There are no word counts in real life. Good writing is clear. Good writing is concise. Good writing uses as few words as necessary. Ditch the filler, adverbs, prepositions, and fluff. Say what you mean. Say it well.
Vary word length.
School teaches you to use the long words. Twitter teaches you to use the short ones. Instead, use the right ones. Sometimes, the long word is the best. Sometimes, the short one is. Think about the precise meaning and emotion you want. What is the best word?
Vary sentence length.
If all your sentences are short it sounds choppy. If all long, it sounds dull. If all similar, it gets monotonous and boring. This is why you have to mix it up and make music with the rolling cadence of your words.
Keep paragraphs digestible.
There is a place for long, meandering paragraphs. But most of the time you should keep it short. Every paragraph should carry one key idea, with each sentence supporting the idea. Don't wander, don't ramble. Keep it focused.
Always use active voice.
Active voice is subject-verb-object. It's "the fat man broke the chair" not "the chair was broken by the fat man". It's more exciting - your focus is on the action - and it's easier to visualise. That makes it more evocative and powerful.
Practice all kinds of writing.
School tells you to practice writing essays. But if you want to write a good essay: practice writing tweets, poems, songs and books. Each of them will teach you more. And you will learn what works across all writing (and what doesn't).
Make it sing.
Writing is not about conveying information. Writing is about conveying emotion. A good writer can make someone think about their message, but a great writer makes them FEEL it. Use every rhetorical trick you can to convey the emotions you want your reader to feel.
Tell a story.
Stories are more persuasive than statistics.

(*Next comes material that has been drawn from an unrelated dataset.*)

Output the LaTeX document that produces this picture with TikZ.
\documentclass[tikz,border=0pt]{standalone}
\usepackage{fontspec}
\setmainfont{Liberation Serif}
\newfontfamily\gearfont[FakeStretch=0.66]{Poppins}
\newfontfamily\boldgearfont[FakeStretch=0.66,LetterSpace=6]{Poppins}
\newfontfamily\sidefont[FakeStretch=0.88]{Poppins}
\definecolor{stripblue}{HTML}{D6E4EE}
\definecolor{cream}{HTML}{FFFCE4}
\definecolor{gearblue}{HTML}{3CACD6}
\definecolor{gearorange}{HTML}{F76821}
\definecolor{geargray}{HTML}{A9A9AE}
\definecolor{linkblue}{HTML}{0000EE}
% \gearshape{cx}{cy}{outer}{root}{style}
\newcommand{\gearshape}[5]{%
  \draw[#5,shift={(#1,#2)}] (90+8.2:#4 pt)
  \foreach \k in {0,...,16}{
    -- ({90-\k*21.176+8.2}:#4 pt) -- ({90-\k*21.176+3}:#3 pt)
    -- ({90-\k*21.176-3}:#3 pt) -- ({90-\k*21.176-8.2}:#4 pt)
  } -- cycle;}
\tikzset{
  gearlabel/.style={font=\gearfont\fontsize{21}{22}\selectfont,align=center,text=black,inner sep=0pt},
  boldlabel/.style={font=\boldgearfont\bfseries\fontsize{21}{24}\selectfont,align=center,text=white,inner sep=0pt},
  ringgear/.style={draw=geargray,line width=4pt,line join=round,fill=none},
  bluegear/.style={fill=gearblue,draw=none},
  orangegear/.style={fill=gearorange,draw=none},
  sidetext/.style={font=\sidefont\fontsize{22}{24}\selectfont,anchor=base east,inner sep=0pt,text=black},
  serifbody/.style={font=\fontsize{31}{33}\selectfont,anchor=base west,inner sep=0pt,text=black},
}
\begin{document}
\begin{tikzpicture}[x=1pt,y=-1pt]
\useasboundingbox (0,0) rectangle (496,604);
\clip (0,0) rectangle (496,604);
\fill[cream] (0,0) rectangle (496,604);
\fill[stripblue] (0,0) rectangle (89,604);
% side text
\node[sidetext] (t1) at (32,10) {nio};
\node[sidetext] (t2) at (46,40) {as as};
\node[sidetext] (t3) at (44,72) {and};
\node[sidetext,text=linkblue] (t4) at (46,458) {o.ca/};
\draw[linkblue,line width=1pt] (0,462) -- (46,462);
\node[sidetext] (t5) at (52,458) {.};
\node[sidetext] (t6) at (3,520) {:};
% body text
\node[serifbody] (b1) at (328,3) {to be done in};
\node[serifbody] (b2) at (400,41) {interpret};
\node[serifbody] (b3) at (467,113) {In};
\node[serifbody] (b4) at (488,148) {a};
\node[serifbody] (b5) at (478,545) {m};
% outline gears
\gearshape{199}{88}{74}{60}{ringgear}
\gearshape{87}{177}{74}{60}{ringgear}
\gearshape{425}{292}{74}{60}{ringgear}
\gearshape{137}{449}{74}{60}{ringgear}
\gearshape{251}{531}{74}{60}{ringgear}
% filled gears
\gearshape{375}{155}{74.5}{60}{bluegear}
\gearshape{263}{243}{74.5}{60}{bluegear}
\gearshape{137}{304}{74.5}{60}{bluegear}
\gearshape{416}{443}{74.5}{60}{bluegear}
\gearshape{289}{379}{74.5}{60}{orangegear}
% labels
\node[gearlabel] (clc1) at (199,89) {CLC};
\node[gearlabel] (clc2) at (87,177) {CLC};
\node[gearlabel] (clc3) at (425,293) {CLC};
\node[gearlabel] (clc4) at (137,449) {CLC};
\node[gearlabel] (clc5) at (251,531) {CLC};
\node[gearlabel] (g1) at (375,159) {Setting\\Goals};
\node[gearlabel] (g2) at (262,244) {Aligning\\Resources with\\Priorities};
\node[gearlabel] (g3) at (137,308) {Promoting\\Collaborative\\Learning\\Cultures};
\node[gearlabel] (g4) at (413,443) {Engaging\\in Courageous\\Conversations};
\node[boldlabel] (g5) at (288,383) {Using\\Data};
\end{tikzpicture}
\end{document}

Stories make us feel. If you can hook people into a story, you can take them anywhere. There is a reason that every good self-improvement book is 80% story (and why great fiction is more powerful than any of them).
Edit, edit, edit.
In writing, you really can polish a turd. But first you have to get it out. I have taken that metaphor too far, but your first draft should be rough. Edit to tighten your writing, finalise word choice and structure, and apply the rules above.